Depuis son annexion par l’Indonésie en 1963, la population autochtone de Papouasie occidentale subit des violations des droits de l’homme en raison des conflits politiques et économiques qui l’opposent au gouvernement et à l’armée indonésiens.

Certaines ONG humanitaires et environnementales n’hésitent pas à utiliser les termes de « génocide » et d’« écocide » pour dénoncer le comportement du gouvernement indonésien dans les provinces papoues.[1]En effet, derrière des projets de développement orchestrés par Jakarta, se cache une sombre entreprise de déprédation.

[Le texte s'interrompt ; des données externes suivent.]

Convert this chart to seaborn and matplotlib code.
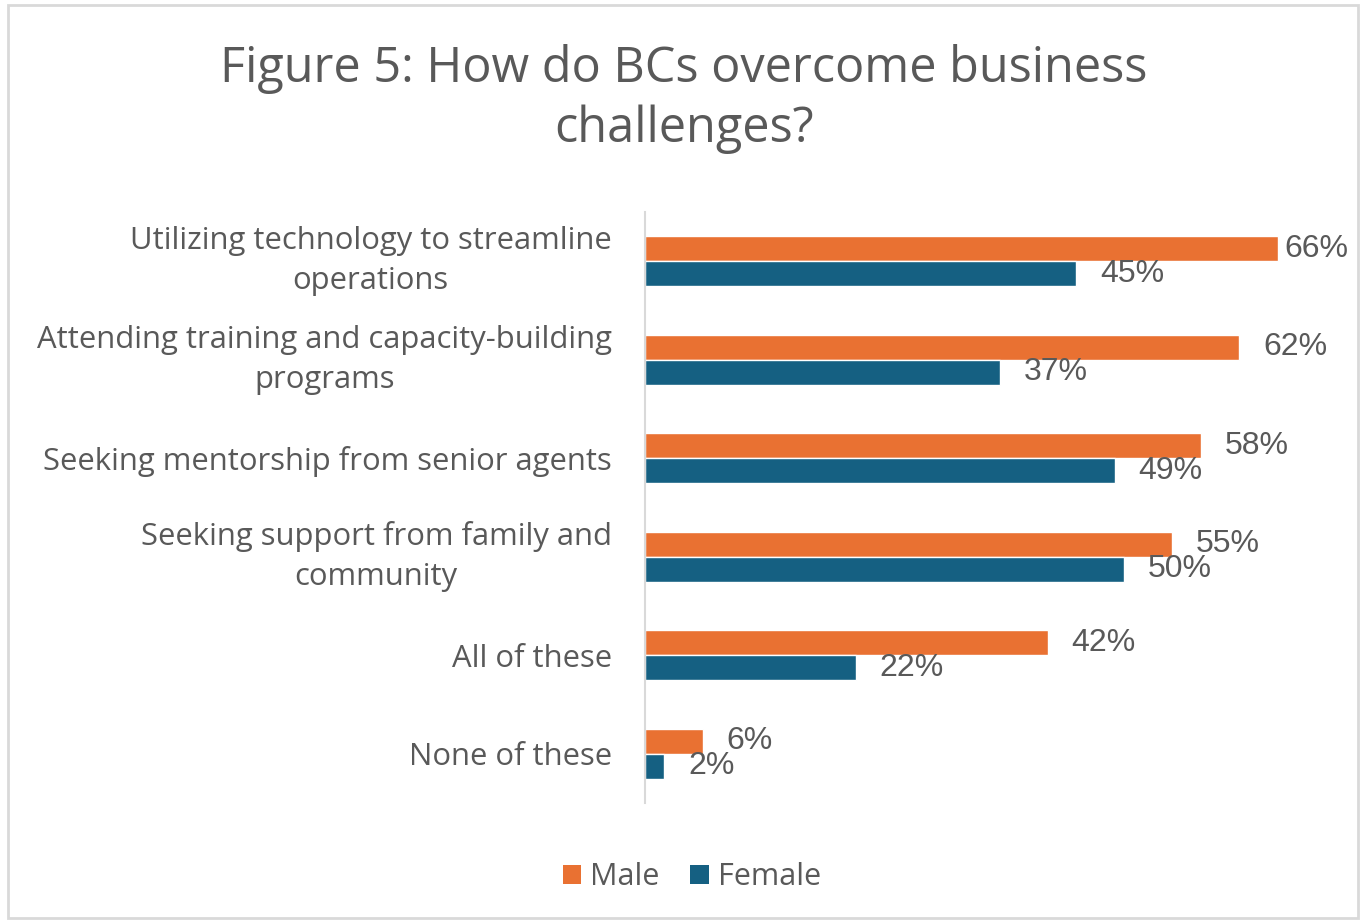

Les Papous, victimes de la privation de leurs ressources et de leur identité, sont de plus en plus marginalisés. La répression militaire indonésienne a entraîné la mort de plusieurs centaines de milliers de papous.[2] 6 % des terres de Papouasie sont désormais inhabitables en raison de la pollution minière.[3] Sans parler de la déforestation massive au profit des industries agricoles et des plantations de palmiers à huile.[4]

 

Pour comprendre les causes profondes de la tragédie papoue, revenons sur l’histoire de l’annexion de la Papouasie occidentale à l’Indonésie.

1er décembre 1961 :
Après plus d’un siècle de colonisation néerlandaise, la Papouasie occidentale a proclamé son indépendance. Le transfert de souveraineté était prévu dix ans plus tard, en 1971.

19 décembre 1961 :
L’Indonésie, devenue indépendante des Pays-Bas quinze ans plus tôt, a déclaré la guerre à l’État Papou naissant. Dans un esprit anticolonialiste, le président Soekarno a appelé à la mobilisation générale pour détruire « l’État fantoche néerlandais en Papouasie. » [5]

15 août 1962 :
Pour éviter une escalade du conflit, les États-Unis, sous l’administration de John F. Kennedy, ont persuadé les Pays-Bas de céder la Papouasie occidentale à l’Indonésie par l’intermédiaire des Nations unies. Un accord a été signé à New York entre l’Indonésie, les Pays-Bas et les États-Unis, sans la participation des autorités papoues.[6]

1er mai 1963 :
Les Nations unies ont remis l’administration de la Papouasie occidentale à l’Indonésie, en vue d’un référendum qui déterminerait le choix du peuple papou. En réalité, l’Indonésie a mené des opérations visant à éliminer les indépendantistes papous.[7]

7 avril 1967 :
Le gouvernement indonésien a signé un contrat d’exploitation avec le géant minier américain Freeport McMoRan. En effet, la Papouasie occidentale est riche en ressources naturelles. Ses gisements de cuivre et d’or à Grasberg sont parmi les plus importants au monde.[8]

2 août 1969 :
Un « référendum » appelé acte de libre choix organisé par l’armée indonésienne pour légitimer l’annexion de la Papouasie occidentale a été approuvé par seulement 1 025 des 800 000 papous à l’époque.[9]

 

Compte tenu de l’annexion brutale de la Papouasie occidentale par l’Indonésie, la situation ne devrait pas s’améliorer avec le temps.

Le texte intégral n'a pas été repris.